**TASK REQUIREMENTS**
Print exactly the lines from the first one down to the line that contains "import seaborn as sns", both included, and skip the pictures.

**A block of data**

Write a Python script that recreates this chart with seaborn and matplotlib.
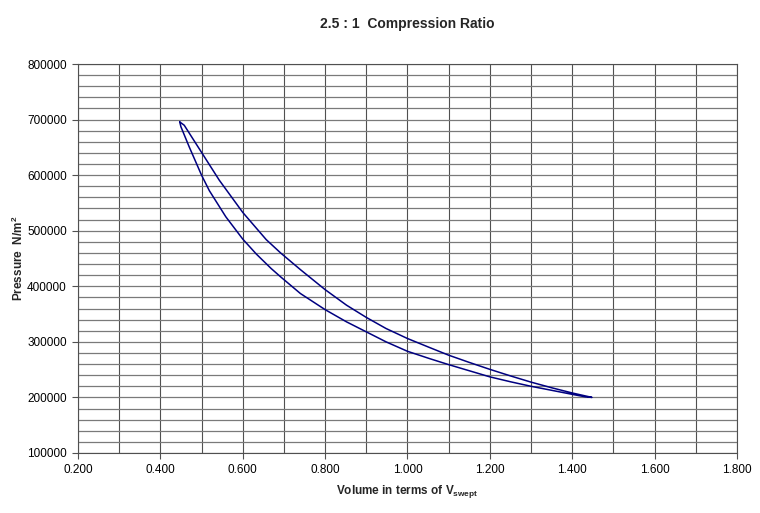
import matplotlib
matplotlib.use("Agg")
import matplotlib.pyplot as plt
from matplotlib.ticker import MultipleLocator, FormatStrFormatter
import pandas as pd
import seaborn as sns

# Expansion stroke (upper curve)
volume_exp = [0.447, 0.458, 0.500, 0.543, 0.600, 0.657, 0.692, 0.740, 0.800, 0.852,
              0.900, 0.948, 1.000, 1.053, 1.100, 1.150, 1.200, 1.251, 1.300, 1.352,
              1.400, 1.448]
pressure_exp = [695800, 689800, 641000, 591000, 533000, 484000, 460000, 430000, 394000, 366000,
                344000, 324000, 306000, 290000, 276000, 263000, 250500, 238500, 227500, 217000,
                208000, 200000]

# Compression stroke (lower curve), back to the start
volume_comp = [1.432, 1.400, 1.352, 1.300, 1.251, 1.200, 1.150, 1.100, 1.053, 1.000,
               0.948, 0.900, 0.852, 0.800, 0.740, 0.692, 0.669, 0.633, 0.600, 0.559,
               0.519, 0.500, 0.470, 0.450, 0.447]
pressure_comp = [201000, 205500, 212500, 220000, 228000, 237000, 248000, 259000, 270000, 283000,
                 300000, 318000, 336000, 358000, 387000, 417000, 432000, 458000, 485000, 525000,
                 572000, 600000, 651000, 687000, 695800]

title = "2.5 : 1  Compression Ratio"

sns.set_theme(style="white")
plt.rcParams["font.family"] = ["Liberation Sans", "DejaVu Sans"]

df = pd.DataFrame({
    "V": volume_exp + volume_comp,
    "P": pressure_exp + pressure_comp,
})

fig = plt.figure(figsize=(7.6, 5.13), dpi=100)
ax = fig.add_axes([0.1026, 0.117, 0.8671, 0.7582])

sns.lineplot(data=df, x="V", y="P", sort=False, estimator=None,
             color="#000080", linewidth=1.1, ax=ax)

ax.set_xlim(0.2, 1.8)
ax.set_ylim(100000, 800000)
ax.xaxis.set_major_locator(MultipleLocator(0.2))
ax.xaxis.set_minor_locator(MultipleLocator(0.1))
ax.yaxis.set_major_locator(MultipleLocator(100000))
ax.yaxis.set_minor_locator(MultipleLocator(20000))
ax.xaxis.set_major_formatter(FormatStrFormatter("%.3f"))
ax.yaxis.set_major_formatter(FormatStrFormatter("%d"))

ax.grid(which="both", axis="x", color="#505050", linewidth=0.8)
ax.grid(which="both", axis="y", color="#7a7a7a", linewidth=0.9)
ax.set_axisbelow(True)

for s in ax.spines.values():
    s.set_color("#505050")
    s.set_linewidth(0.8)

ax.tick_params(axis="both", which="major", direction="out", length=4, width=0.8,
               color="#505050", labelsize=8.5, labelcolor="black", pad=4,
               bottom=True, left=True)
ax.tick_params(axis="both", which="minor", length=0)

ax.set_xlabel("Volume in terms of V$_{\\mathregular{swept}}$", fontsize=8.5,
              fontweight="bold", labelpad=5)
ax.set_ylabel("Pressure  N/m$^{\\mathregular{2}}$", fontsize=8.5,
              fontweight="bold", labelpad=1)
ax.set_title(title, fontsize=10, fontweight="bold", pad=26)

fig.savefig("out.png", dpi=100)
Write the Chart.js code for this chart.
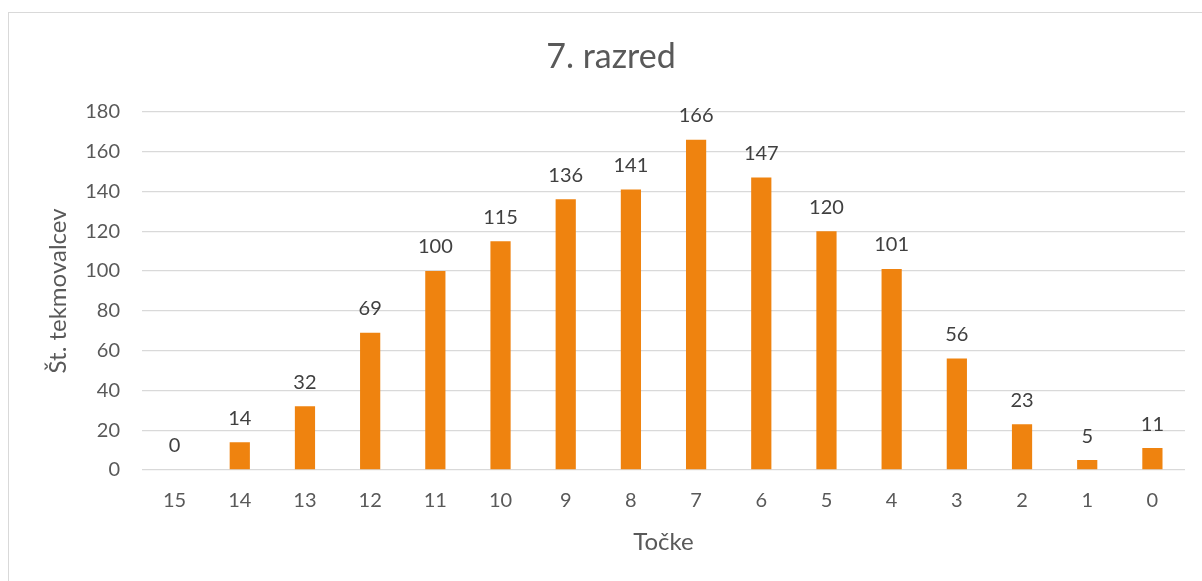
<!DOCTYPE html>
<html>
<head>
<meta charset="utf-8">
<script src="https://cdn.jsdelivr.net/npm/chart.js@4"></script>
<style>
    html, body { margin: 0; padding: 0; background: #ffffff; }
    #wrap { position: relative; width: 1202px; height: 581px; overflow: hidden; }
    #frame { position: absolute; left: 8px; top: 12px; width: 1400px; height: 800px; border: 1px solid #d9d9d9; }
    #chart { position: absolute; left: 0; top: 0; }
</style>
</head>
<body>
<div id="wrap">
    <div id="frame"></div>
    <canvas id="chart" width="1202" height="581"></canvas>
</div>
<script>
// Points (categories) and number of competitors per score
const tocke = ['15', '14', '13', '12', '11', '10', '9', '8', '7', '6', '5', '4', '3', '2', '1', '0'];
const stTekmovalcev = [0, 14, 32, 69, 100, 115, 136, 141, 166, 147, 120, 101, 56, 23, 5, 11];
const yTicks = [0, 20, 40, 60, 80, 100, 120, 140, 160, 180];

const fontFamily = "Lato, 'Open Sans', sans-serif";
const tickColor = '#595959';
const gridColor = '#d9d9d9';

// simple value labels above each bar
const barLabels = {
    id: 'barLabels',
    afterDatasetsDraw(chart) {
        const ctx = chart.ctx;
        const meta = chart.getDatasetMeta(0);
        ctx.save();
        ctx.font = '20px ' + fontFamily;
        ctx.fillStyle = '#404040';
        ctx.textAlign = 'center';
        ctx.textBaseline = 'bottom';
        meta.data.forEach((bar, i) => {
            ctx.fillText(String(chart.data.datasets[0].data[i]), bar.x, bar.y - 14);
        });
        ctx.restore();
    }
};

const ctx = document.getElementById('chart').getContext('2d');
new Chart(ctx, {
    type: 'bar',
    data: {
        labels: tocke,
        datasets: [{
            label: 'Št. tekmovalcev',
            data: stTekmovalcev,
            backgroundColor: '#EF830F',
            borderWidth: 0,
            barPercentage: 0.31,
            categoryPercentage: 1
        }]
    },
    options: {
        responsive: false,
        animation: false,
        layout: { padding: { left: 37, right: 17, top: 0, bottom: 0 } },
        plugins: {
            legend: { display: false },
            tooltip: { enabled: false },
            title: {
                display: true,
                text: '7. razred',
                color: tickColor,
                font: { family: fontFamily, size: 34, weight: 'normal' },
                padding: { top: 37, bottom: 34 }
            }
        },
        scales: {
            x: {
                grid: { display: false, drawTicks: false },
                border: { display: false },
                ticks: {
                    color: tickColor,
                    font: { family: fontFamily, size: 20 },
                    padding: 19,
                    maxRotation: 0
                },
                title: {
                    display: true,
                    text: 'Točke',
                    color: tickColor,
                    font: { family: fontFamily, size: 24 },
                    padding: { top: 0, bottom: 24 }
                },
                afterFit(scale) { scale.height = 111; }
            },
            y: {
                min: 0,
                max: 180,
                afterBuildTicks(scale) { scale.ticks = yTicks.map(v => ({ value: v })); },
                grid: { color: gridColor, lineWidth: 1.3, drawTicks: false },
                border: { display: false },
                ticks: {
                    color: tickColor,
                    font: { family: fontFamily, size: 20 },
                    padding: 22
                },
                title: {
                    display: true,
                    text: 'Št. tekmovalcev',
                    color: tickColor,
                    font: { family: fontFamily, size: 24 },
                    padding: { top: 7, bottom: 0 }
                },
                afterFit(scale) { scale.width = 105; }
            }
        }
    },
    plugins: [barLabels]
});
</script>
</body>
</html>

**FULL OUTPUT**
Write a Python script that recreates this chart with seaborn and matplotlib.
import matplotlib
matplotlib.use("Agg")
import matplotlib.pyplot as plt
from matplotlib.ticker import MultipleLocator, FormatStrFormatter
import pandas as pd
import seaborn as sns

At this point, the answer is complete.